SELECT DISTINCT(PULocationID) 
FROM `terraform-demo-413613.ny_taxi.green_trips_2022_non_partitioned`;
-- shows 6.41MB estimated, 6.41MB processed, 10MB billed

## Question 3:
### Answer 3: `1,622`
How many records have a fare_amount of 0?
- 12,488
- 128,219
- 112
- 1,622

In [None]:
-- QN 3 row count for trips with 0 fare_amount
SELECT COUNT(*)
FROM `terraform-demo-413613.ny_taxi.green_trips_2022_non_partitioned`
WHERE fare_amount=0;

## Question 4:
### Answer 4: `Partition by lpep_pickup_datetime  Cluster on PUlocationID`

What is the best strategy to make an optimized table in Big Query if your query will always order the results by PUlocationID and filter based on lpep_pickup_datetime? (Create a new table with this strategy)

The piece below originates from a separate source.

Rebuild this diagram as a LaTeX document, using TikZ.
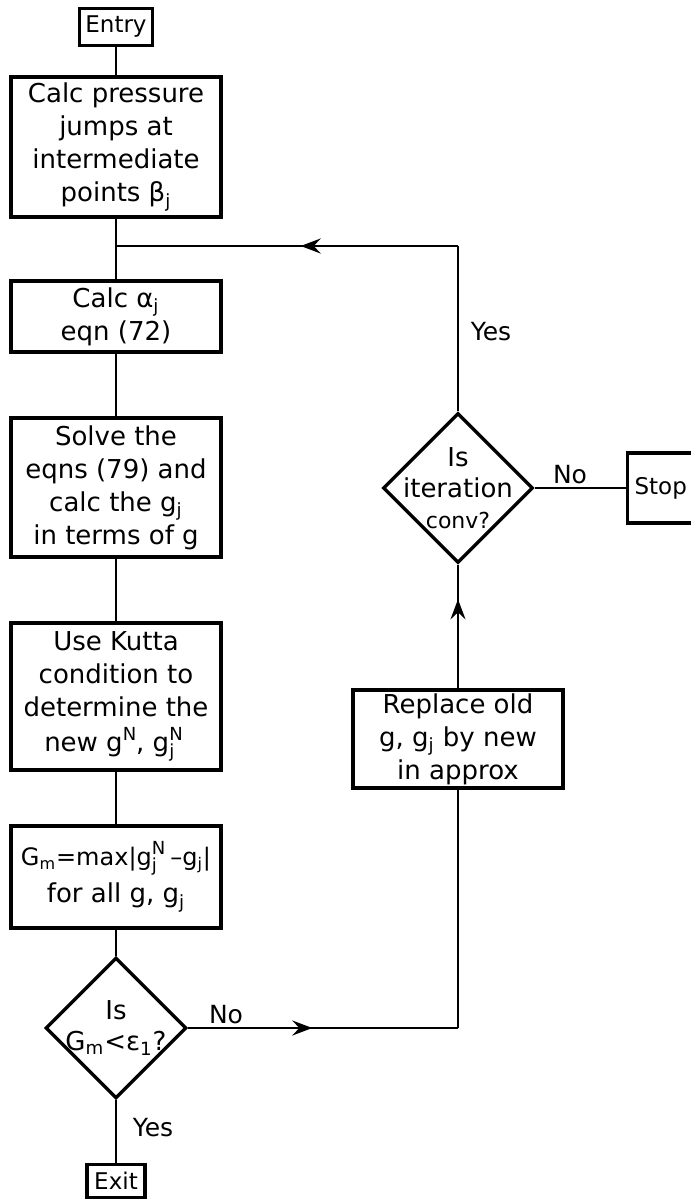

- Cluster on lpep_pickup_datetime Partition by PUlocationID
- Partition by lpep_pickup_datetime  Cluster on PUlocationID
- Partition by lpep_pickup_datetime and Partition by PUlocationID
- Cluster on by lpep_pickup_datetime and Cluster on PUlocationID

In [None]:
-- QN 4 create table with the strategy:
-- Partition by lpep_pickup_datetime  Cluster on PUlocationID
CREATE OR REPLACE TABLE `terraform-demo-413613.ny_taxi.green_trips_2022_optimized`
PARTITION BY DATE(lpep_pickup_dt)
CLUSTER BY PUlocationID AS
SELECT *, 
  TIMESTAMP_MICROS(CAST(lpep_pickup_datetime / 1000 AS INT64)) AS lpep_pickup_dt, 
  TIMESTAMP_MICROS(CAST(lpep_dropoff_datetime / 1000 AS INT64)) AS lpep_dropoff_dt 
FROM `terraform-demo-413613.ny_taxi.green_trips_2022_non_partitioned`;

## Question 5:
### Answer 5: `12.82 MB for non-partitioned table and 1.12 MB for the partitioned table`

Write a query to retrieve the distinct PULocationID between lpep_pickup_datetime
06/01/2022 and 06/30/2022 (inclusive)</br>

Use the materialized table you created earlier in your from clause and note the estimated bytes. Now change the table in the from clause to the partitioned table you created for question 4 and note the estimated bytes processed. What are these values? </br>

Choose the answer which most closely matches.</br> 

- 22.82 MB for non-partitioned table and 647.87 MB for the partitioned table
- 12.82 MB for non-partitioned table and 1.12 MB for the partitioned table
- 5.63 MB for non-partitioned table and 0 MB for the partitioned table
- 10.31 MB for non-partitioned table and 10.31 MB for the partitioned table

In [None]:
SELECT UNIX_MICROS(TIMESTAMP "2022-06-01 00:00:00-05") AS start_date;
SELECT UNIX_MICROS(TIMESTAMP "2022-07-01 00:00:00-05")  AS end_date;

SELECT 
  DISTINCT(PULocationID)
FROM 
  `terraform-demo-413613.ny_taxi.green_trips_2022_non_partitioned`
WHERE 
  lpep_pickup_datetime >= 1654059600000000
  and 
  lpep_pickup_datetime <= 1656651600000000
  ;

In [None]:
SELECT 
  DISTINCT(PULocationID)
FROM `terraform-demo-413613.ny_taxi.green_trips_2022_optimized`
WHERE 
  lpep_pickup_dt >= TIMESTAMP("2022-06-01 00:00:00", "America/New_York") and 
  lpep_pickup_dt <= TIMESTAMP("2022-07-01 00:00:00", "America/New_York")
;

## Question 6: 
### Answer 6: `GCP Bucket`

Where is the data stored in the External Table you created?

- Big Query
- GCP Bucket
- Big Table
- Container Registry

## Question 7:
### Answer 7: `False`

It is best practice in Big Query to always cluster your data:
- True
- False

## (Bonus: Not worth points) Question 8:

No Points: Write a `SELECT count(*)` query FROM the materialized table you created. How many bytes does it estimate will be read? Why?

- BigQuery already has the answer so no extra processing is required
- the estimate may be due to caching?